NSCC member firms typically regard the identity of their customers as proprietary information and accordingly seek to limit or control the distribution of customer information to mutual funds and other financial institutions. The firms nonetheless may rely upon the funds in certain circumstances to perform specified recordkeeping tasks pursuant to a Networking agreement.3 Importantly, these Networking Levels and associated recordkeeping arrangements do not change the account opening process described above.


ENDNOTES

1 There are approximately 500 fund families with approximately 32,000 separate CUSIPs in the Fund/SERV system. Each CUSIP represents a separate fund or fund class for routing purposes.

2 Accounts are not opened until the firms provide sufficient registration information to the funds' transfer agents. This may not occur for several days following the transaction.

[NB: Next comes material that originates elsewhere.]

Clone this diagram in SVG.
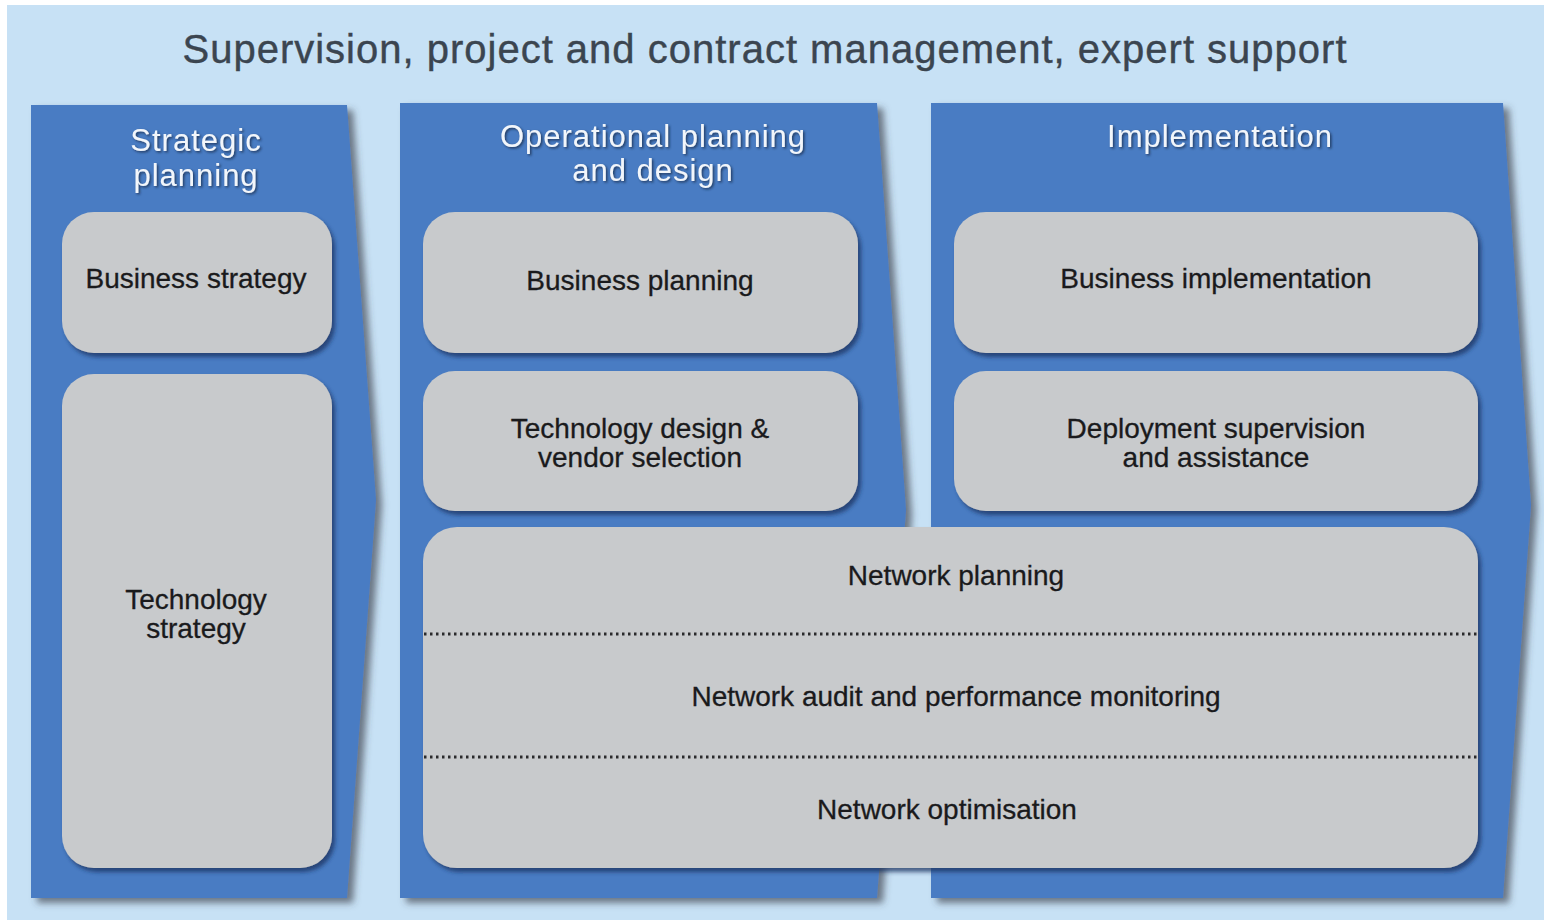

3 Networking was developed separately from the Fund/SERV account opening and settlement process as a way to exchange and update non-transaction related fund data. It provides various "Levels" of recordkeeping and reporting conventions between firms and funds. Through Networking, firms can arrange for funds (or, more precisely, their transfer agents) to assume a range of tasks from preparing tax reporting forms (Network Levels One and Two) to also preparing trade confirmations and distributing account statements (Network Level Four). Under the most common Networking arrangement, Level Three (also known as "firm controlled" accounts), the firm performs all recordkeeping tasks associated with the fund transactions.